— START —
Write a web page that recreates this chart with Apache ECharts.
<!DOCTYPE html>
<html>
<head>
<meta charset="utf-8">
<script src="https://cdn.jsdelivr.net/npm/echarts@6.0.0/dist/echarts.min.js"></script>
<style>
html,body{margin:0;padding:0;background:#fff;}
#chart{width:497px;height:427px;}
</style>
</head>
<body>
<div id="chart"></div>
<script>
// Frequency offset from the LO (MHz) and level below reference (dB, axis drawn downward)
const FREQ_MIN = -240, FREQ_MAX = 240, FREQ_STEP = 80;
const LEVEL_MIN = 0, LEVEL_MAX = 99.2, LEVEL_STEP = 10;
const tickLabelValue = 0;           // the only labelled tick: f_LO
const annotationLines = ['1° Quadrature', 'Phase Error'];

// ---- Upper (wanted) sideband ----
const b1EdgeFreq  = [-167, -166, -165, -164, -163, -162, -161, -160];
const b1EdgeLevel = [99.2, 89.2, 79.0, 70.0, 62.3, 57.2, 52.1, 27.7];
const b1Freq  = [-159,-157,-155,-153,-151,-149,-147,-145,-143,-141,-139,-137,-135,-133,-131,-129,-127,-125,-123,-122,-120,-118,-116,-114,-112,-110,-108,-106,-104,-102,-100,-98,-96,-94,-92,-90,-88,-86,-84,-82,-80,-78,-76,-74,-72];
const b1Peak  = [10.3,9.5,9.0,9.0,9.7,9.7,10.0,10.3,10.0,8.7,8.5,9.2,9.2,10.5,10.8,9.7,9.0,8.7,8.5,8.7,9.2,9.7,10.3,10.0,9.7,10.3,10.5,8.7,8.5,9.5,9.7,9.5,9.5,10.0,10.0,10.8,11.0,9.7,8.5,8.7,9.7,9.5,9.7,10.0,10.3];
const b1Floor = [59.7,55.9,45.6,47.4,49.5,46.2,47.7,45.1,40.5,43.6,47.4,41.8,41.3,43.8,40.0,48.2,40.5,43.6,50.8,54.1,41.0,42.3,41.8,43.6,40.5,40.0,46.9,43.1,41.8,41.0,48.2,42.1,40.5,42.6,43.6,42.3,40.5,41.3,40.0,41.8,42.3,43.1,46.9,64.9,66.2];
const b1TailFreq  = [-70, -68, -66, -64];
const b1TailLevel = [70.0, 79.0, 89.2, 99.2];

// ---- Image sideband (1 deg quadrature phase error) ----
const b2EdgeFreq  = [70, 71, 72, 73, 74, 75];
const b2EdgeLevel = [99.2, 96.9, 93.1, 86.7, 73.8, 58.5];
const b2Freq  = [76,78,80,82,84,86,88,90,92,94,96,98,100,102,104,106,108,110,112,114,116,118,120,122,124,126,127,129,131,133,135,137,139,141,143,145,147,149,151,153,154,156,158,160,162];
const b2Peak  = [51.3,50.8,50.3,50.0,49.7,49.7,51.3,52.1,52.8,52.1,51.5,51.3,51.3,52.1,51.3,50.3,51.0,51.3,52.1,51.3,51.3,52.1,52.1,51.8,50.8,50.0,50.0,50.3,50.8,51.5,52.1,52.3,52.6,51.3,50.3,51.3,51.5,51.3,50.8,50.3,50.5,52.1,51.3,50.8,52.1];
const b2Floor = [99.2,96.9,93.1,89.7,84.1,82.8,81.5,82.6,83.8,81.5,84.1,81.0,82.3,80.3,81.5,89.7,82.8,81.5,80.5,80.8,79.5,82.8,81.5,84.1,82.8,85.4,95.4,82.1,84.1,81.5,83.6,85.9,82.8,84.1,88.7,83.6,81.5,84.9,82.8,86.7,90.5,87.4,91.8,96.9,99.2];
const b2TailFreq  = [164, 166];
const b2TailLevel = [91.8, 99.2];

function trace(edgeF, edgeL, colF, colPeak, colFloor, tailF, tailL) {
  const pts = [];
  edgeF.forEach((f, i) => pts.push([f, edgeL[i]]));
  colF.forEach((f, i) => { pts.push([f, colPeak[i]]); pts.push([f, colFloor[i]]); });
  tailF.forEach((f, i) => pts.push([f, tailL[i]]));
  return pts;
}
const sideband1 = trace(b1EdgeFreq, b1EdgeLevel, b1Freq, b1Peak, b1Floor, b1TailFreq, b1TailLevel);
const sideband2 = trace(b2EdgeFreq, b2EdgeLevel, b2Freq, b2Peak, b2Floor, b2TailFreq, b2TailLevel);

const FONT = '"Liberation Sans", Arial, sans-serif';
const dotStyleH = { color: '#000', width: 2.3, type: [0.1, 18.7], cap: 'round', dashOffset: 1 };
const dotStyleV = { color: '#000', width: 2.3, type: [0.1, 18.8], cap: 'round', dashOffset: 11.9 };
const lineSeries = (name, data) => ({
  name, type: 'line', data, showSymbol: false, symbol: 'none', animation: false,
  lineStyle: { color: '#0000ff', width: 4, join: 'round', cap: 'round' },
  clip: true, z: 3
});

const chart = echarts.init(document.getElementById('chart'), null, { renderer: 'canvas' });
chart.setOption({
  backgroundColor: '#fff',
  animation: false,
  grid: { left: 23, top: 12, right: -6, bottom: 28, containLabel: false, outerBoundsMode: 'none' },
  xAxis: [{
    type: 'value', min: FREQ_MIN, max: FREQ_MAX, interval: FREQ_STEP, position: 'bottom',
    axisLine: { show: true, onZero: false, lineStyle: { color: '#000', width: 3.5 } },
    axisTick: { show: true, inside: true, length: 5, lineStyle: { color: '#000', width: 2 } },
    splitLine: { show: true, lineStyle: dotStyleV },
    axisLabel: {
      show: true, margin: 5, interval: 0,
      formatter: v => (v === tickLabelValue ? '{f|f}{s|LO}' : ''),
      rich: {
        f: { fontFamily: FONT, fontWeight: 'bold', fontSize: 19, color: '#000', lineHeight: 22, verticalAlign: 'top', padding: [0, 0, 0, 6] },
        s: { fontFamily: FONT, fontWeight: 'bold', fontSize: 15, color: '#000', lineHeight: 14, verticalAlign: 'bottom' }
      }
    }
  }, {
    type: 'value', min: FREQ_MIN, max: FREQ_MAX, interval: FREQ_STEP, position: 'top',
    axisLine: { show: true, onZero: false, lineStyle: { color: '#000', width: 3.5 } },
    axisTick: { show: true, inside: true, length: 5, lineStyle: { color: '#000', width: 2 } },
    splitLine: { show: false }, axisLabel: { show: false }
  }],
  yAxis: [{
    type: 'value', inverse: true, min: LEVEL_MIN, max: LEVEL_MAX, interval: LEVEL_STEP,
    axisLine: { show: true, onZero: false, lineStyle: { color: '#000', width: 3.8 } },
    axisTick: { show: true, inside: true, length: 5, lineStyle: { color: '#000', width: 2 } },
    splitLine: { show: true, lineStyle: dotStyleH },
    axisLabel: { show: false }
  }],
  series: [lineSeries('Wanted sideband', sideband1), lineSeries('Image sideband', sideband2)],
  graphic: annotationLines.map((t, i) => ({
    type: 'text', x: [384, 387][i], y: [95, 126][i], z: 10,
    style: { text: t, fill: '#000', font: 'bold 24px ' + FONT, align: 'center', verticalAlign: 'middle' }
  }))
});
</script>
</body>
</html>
— END —
— START —
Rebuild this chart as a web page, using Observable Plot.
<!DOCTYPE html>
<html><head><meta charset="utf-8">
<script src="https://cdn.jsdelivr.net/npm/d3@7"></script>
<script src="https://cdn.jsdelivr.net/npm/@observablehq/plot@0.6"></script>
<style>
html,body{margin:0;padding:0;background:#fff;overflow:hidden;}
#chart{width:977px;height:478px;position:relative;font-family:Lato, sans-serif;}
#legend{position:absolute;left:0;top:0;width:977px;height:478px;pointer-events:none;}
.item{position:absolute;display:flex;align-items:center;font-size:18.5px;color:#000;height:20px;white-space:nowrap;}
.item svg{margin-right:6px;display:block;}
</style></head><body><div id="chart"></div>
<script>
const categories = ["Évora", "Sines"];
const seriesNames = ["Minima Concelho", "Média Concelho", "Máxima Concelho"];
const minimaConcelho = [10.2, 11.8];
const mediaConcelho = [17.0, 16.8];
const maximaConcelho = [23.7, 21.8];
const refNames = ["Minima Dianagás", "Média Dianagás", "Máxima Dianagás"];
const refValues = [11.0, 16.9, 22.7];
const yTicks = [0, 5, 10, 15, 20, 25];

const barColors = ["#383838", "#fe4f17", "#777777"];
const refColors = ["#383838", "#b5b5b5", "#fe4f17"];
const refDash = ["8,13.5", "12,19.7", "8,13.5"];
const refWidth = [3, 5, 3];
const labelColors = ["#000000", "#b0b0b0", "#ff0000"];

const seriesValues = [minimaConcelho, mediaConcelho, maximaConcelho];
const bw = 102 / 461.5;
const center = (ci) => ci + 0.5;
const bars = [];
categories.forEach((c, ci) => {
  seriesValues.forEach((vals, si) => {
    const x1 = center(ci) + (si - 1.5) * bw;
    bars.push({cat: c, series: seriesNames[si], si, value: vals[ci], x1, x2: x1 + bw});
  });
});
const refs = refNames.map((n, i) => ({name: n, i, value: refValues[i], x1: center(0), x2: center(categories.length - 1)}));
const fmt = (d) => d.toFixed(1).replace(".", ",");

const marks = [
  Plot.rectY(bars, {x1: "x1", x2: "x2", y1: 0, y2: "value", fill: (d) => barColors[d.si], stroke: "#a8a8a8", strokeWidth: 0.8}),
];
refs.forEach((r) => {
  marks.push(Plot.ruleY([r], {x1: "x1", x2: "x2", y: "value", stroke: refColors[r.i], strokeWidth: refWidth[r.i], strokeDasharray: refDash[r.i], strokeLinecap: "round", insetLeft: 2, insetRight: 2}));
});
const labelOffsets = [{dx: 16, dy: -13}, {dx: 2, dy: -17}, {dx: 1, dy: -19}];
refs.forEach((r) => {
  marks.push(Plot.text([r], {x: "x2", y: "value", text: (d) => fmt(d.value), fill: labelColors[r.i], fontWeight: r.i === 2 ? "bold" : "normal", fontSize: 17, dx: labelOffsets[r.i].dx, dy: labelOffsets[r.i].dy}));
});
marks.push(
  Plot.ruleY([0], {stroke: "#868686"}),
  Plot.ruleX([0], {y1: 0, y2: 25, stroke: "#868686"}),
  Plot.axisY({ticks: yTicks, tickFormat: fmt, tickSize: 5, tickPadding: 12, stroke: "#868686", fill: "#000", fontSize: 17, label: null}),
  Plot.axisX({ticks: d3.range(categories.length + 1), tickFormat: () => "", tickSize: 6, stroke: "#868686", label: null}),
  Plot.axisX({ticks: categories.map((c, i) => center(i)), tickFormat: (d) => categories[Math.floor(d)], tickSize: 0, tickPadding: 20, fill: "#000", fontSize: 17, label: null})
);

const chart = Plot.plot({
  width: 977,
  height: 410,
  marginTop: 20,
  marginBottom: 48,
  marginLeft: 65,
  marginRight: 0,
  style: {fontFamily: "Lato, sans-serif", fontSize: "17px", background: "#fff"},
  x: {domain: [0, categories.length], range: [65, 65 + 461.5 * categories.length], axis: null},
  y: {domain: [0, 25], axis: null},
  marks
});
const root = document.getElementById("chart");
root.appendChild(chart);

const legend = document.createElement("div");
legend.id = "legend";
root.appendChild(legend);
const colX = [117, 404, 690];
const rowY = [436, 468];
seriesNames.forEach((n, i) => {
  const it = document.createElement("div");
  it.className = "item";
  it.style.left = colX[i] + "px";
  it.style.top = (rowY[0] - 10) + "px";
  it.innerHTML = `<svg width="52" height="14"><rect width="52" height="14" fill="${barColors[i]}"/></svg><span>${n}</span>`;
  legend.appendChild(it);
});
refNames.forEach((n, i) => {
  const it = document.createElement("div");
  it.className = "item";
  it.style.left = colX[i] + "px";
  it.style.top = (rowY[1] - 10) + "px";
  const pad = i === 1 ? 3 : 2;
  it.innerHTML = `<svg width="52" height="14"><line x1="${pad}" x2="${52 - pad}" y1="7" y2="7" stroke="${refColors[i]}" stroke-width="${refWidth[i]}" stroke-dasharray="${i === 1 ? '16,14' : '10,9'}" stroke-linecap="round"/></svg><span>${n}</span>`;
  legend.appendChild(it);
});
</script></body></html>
— END —
#### OBJECTIVE
Your task is to transcribe only the lines from the line containing "Rebuild this chart" through the line containing "const fmt = (d)", word for word.

#### SOLUTION FOR THIS EXERCISE
Rebuild this chart as a web page, using Observable Plot.
<!DOCTYPE html>
<html><head><meta charset="utf-8">
<script src="https://cdn.jsdelivr.net/npm/d3@7"></script>
<script src="https://cdn.jsdelivr.net/npm/@observablehq/plot@0.6"></script>
<style>
html,body{margin:0;padding:0;background:#fff;overflow:hidden;}
#chart{width:977px;height:478px;position:relative;font-family:Lato, sans-serif;}
#legend{position:absolute;left:0;top:0;width:977px;height:478px;pointer-events:none;}
.item{position:absolute;display:flex;align-items:center;font-size:18.5px;color:#000;height:20px;white-space:nowrap;}
.item svg{margin-right:6px;display:block;}
</style></head><body><div id="chart"></div>
<script>
const categories = ["Évora", "Sines"];
const seriesNames = ["Minima Concelho", "Média Concelho", "Máxima Concelho"];
const minimaConcelho = [10.2, 11.8];
const mediaConcelho = [17.0, 16.8];
const maximaConcelho = [23.7, 21.8];
const refNames = ["Minima Dianagás", "Média Dianagás", "Máxima Dianagás"];
const refValues = [11.0, 16.9, 22.7];
const yTicks = [0, 5, 10, 15, 20, 25];

const barColors = ["#383838", "#fe4f17", "#777777"];
const refColors = ["#383838", "#b5b5b5", "#fe4f17"];
const refDash = ["8,13.5", "12,19.7", "8,13.5"];
const refWidth = [3, 5, 3];
const labelColors = ["#000000", "#b0b0b0", "#ff0000"];

const seriesValues = [minimaConcelho, mediaConcelho, maximaConcelho];
const bw = 102 / 461.5;
const center = (ci) => ci + 0.5;
const bars = [];
categories.forEach((c, ci) => {
  seriesValues.forEach((vals, si) => {
    const x1 = center(ci) + (si - 1.5) * bw;
    bars.push({cat: c, series: seriesNames[si], si, value: vals[ci], x1, x2: x1 + bw});
  });
});
const refs = refNames.map((n, i) => ({name: n, i, value: refValues[i], x1: center(0), x2: center(categories.length - 1)}));
const fmt = (d) => d.toFixed(1).replace(".", ",");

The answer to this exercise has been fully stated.